**Given exercise**
Give back all the data exactly, line by line.

**Raw data**
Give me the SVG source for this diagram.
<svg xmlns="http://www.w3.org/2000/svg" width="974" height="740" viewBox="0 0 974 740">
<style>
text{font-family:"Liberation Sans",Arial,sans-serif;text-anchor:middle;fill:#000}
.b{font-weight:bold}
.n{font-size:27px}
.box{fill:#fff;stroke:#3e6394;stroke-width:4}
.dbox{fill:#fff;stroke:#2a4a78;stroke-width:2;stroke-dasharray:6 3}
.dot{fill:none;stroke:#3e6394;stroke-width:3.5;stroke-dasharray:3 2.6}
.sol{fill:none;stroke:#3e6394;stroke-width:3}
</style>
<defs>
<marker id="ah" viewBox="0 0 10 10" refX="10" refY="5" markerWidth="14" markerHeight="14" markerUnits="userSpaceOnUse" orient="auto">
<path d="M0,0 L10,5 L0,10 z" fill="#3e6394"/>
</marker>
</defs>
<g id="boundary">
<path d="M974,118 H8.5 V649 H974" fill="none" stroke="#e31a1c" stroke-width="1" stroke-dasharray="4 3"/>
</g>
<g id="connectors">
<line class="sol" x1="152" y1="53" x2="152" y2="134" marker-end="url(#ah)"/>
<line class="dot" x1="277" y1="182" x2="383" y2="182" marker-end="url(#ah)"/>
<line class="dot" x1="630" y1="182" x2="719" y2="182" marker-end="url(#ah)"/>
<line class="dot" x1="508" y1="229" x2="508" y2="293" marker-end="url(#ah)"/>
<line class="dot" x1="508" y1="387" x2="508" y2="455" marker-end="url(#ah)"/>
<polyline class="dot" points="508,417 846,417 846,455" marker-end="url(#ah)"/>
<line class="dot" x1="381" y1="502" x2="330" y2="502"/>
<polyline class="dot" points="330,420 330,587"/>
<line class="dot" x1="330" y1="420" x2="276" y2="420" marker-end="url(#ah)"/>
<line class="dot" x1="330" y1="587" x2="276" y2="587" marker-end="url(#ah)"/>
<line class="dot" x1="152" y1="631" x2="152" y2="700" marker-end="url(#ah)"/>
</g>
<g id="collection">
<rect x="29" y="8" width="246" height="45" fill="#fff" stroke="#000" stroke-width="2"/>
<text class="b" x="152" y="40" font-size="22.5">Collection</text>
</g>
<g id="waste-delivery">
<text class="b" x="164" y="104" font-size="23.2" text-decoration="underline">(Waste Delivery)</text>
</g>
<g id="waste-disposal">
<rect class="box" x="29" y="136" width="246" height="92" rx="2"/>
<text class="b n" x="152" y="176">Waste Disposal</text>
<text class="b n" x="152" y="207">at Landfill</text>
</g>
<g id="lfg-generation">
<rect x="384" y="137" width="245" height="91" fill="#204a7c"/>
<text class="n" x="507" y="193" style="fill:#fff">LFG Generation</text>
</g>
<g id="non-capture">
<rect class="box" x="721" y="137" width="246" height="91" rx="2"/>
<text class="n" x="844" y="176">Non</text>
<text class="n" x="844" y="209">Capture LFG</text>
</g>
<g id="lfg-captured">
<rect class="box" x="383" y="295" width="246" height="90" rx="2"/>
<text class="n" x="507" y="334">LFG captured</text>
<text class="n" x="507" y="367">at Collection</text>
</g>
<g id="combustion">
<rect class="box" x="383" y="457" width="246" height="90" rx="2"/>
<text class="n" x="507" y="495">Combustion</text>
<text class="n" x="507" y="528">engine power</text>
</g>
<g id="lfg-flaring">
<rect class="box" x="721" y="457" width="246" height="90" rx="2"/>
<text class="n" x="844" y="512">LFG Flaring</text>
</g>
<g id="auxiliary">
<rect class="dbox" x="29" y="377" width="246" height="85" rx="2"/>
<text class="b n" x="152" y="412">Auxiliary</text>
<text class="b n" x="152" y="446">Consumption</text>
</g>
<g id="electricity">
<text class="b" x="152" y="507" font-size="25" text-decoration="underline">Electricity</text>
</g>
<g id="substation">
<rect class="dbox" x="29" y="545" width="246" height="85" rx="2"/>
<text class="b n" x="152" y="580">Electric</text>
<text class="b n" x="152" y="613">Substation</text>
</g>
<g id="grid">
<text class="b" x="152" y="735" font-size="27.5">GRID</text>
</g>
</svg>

**Result of the task**
Give me the SVG source for this diagram.
<svg xmlns="http://www.w3.org/2000/svg" width="974" height="740" viewBox="0 0 974 740">
<style>
text{font-family:"Liberation Sans",Arial,sans-serif;text-anchor:middle;fill:#000}
.b{font-weight:bold}
.n{font-size:27px}
.box{fill:#fff;stroke:#3e6394;stroke-width:4}
.dbox{fill:#fff;stroke:#2a4a78;stroke-width:2;stroke-dasharray:6 3}
.dot{fill:none;stroke:#3e6394;stroke-width:3.5;stroke-dasharray:3 2.6}
.sol{fill:none;stroke:#3e6394;stroke-width:3}
</style>
<defs>
<marker id="ah" viewBox="0 0 10 10" refX="10" refY="5" markerWidth="14" markerHeight="14" markerUnits="userSpaceOnUse" orient="auto">
<path d="M0,0 L10,5 L0,10 z" fill="#3e6394"/>
</marker>
</defs>
<g id="boundary">
<path d="M974,118 H8.5 V649 H974" fill="none" stroke="#e31a1c" stroke-width="1" stroke-dasharray="4 3"/>
</g>
<g id="connectors">
<line class="sol" x1="152" y1="53" x2="152" y2="134" marker-end="url(#ah)"/>
<line class="dot" x1="277" y1="182" x2="383" y2="182" marker-end="url(#ah)"/>
<line class="dot" x1="630" y1="182" x2="719" y2="182" marker-end="url(#ah)"/>
<line class="dot" x1="508" y1="229" x2="508" y2="293" marker-end="url(#ah)"/>
<line class="dot" x1="508" y1="387" x2="508" y2="455" marker-end="url(#ah)"/>
<polyline class="dot" points="508,417 846,417 846,455" marker-end="url(#ah)"/>
<line class="dot" x1="381" y1="502" x2="330" y2="502"/>
<polyline class="dot" points="330,420 330,587"/>
<line class="dot" x1="330" y1="420" x2="276" y2="420" marker-end="url(#ah)"/>
<line class="dot" x1="330" y1="587" x2="276" y2="587" marker-end="url(#ah)"/>
<line class="dot" x1="152" y1="631" x2="152" y2="700" marker-end="url(#ah)"/>
</g>
<g id="collection">
<rect x="29" y="8" width="246" height="45" fill="#fff" stroke="#000" stroke-width="2"/>
<text class="b" x="152" y="40" font-size="22.5">Collection</text>
</g>
<g id="waste-delivery">
<text class="b" x="164" y="104" font-size="23.2" text-decoration="underline">(Waste Delivery)</text>
</g>
<g id="waste-disposal">
<rect class="box" x="29" y="136" width="246" height="92" rx="2"/>
<text class="b n" x="152" y="176">Waste Disposal</text>
<text class="b n" x="152" y="207">at Landfill</text>
</g>
<g id="lfg-generation">
<rect x="384" y="137" width="245" height="91" fill="#204a7c"/>
<text class="n" x="507" y="193" style="fill:#fff">LFG Generation</text>
</g>
<g id="non-capture">
<rect class="box" x="721" y="137" width="246" height="91" rx="2"/>
<text class="n" x="844" y="176">Non</text>
<text class="n" x="844" y="209">Capture LFG</text>
</g>
<g id="lfg-captured">
<rect class="box" x="383" y="295" width="246" height="90" rx="2"/>
<text class="n" x="507" y="334">LFG captured</text>
<text class="n" x="507" y="367">at Collection</text>
</g>
<g id="combustion">
<rect class="box" x="383" y="457" width="246" height="90" rx="2"/>
<text class="n" x="507" y="495">Combustion</text>
<text class="n" x="507" y="528">engine power</text>
</g>
<g id="lfg-flaring">
<rect class="box" x="721" y="457" width="246" height="90" rx="2"/>
<text class="n" x="844" y="512">LFG Flaring</text>
</g>
<g id="auxiliary">
<rect class="dbox" x="29" y="377" width="246" height="85" rx="2"/>
<text class="b n" x="152" y="412">Auxiliary</text>
<text class="b n" x="152" y="446">Consumption</text>
</g>
<g id="electricity">
<text class="b" x="152" y="507" font-size="25" text-decoration="underline">Electricity</text>
</g>
<g id="substation">
<rect class="dbox" x="29" y="545" width="246" height="85" rx="2"/>
<text class="b n" x="152" y="580">Electric</text>
<text class="b n" x="152" y="613">Substation</text>
</g>
<g id="grid">
<text class="b" x="152" y="735" font-size="27.5">GRID</text>
</g>
</svg>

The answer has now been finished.